Melissa Kwasny writes the following useful definition of surrealism from her book Earth Recitals: Essasy on Image and Vision:
“Surrealism, with its emphasis on images drawn from dreams, the wildness of chance, and unconscious desire, extended our definition of the real by opening the conscious mind to realms of perceptions hitherto unknown or agreed upon . . . Breton states in his Second Manifesto [that surrealism is] “a total recovery of our psychic force.” . . . The images that washed up on the shores of the surrealist poem were recognizably different, strange and incoherent . . . Offshoots of French surrealism include the Latin American surrealism of Pablo Neruda a precursor of magic realism; the post-colonial surrealism of the Caribbean poets like Aime Cesaire; Lorca’s dark Andalusian rendition of the Deep Song; the American Deep image poets, influenced by Neruda, as well by Robert Bly's translations of Transtromer and Rilke . . . and later, poets of the Beat era, collage poets, poets exploring the arrangement of images in non-narrative, disjunctive and, to borrow a word from the surrealists, convulsive ways all influenced by the freedom to go beyond the boundaries of the concrete for images.
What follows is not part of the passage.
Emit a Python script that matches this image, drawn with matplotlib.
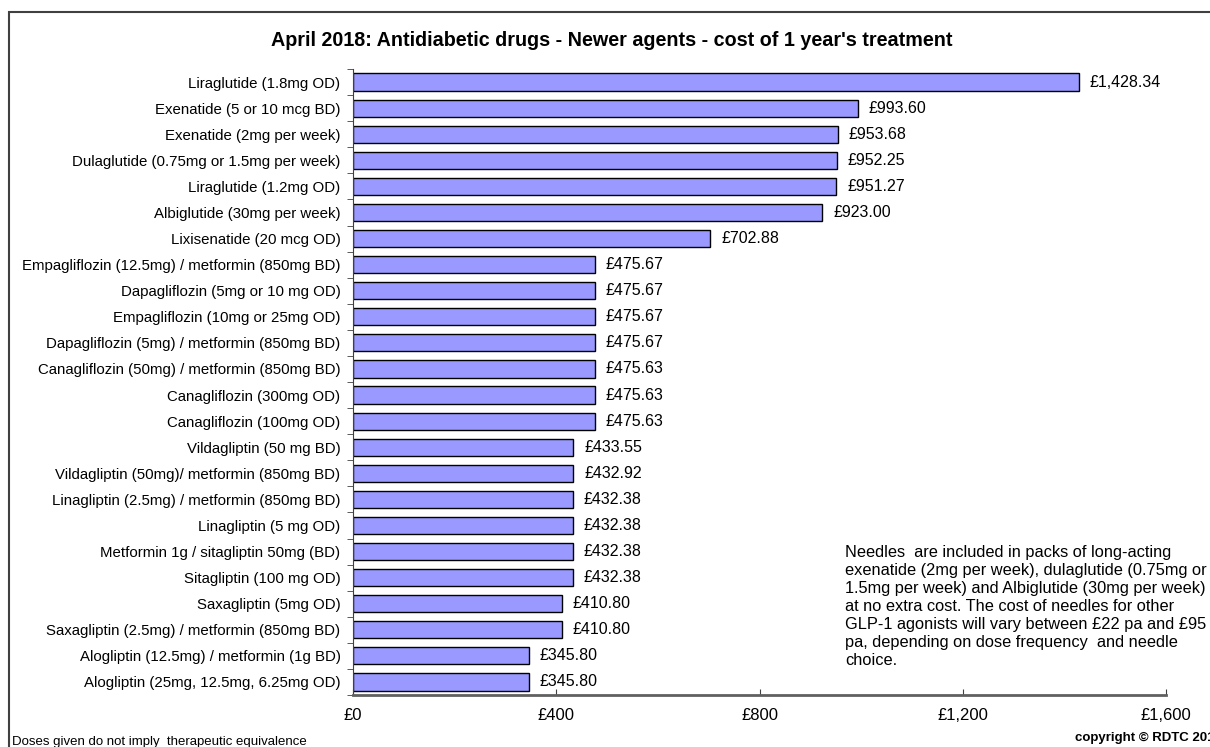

The image, as fragment, or rather, as discontinuous accumulation of fragments, bound by chance encounters in dreams and waking life, gave us a glimpse into an entirely different way of envisioning our world.”
We seek any contemporary poem born of these traditions in an attempt to identify and keep alive the many changing faces of the movement.
View 2023 Winner and Finalists
Prize
$1000 for a single poem to be published in the Spring issue of the Willow Springs magazine.
Opens
February 1, 2024
Closes
October 1, 2024
Judge
Melissa Kwasny
Guidelines
- Fee: $15
- Submit a packet of up to three poems in one file.
- Please do not include identifying information in your submission document. We will use your Submittable information to contact you, so please make sure your contact information is accurate and up to date.
- Multiple submissions are welcome, as are simultaneous submissions. Please notify us immediately if your submission is accepted elsewhere.
- We accept only previously unpublished work for publication.
- We may consider any submission for general publication, unless the author states otherwise.
- Runners up may receive acknowledgment in the print issue, and online publication (if desired).
Eligibility
Students, faculty, staff, and administrators currently affiliated with Eastern Washington University or graduated from our creative writing program within the last four years are ineligible for consideration or publication. Previous winners should wait three years after their winning entry is published before entering again. Willow Springs adheres to the CLMP Contest Code of Ethics.